1996 gave us 3D worlds. 2020 gives us this...
It's just so absurd, because if they just used the algorithms from ~2004 and scaled up the assets they'd be running games at +1000 FPS, with no need to optimize anyway. This technology exists so that NVIDIA and AMD can justify their existence because they've already produced the hardware required to actually do real time rendering, and now need a reason to perpetuate themselves. In the same way that Intel would try to pretend you need their latest CPU to do real-time spellchecking in a word processor, if they thought they could get away with that. And this is what I mean by taking a step back and giving your head a shake. Can you imagine someone back in 1996 not being able to see the difference between Mario 64, and the Super Mario games on the SNES. It’s like, one of them is in 3D. The idea that they would have had to put one image side by side and really explain to you what the difference between them is laughable.
Nah, I can't quite see it, maybe a different camera angle?

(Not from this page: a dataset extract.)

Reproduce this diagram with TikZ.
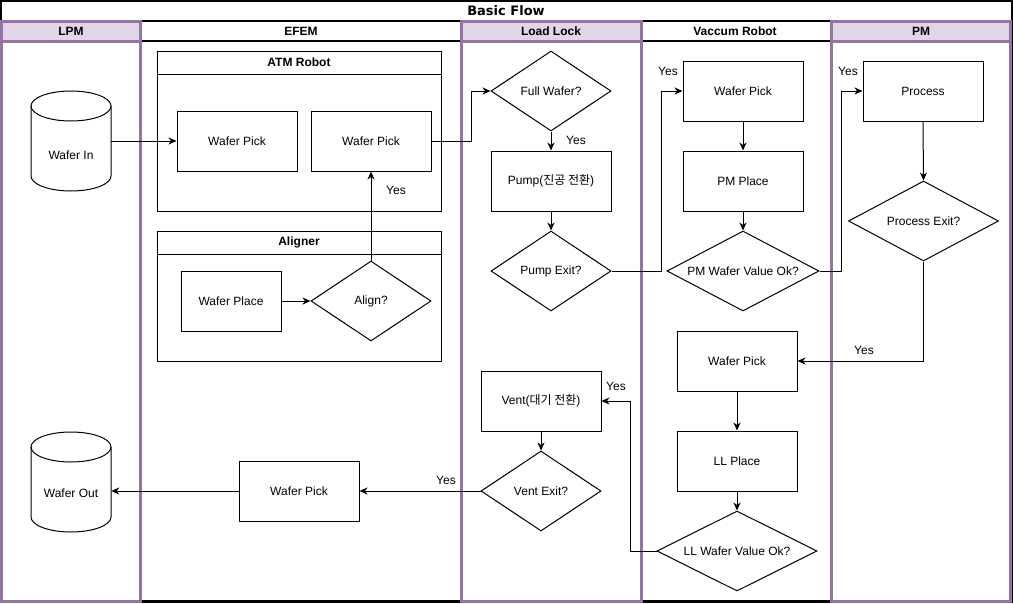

And we can see the degeneration or sort of de-evolution of these nerds. 1996 gave us 3D worlds. 2001 gave us the 3D worlds that artists really wanted to make. 2006 gave us the polished version of the same but higher resolution and fidelity. 2013 gave us ? but I guess there's more memory or something. 2020 gave us nothing of consequence unless you're a bug creature.
It's got raytracing!?
25 years ago, if you weren’t excited for new gamestation, there was something wrong with your brain, even if you didn’t play video games. Now, in the year 2020, if you are excited about new gamestation, there’s something wrong with your brain, even if you do play video games. Go outside. Play a sport. Go meet people. Do literally anything with your life other than getting excited about new product.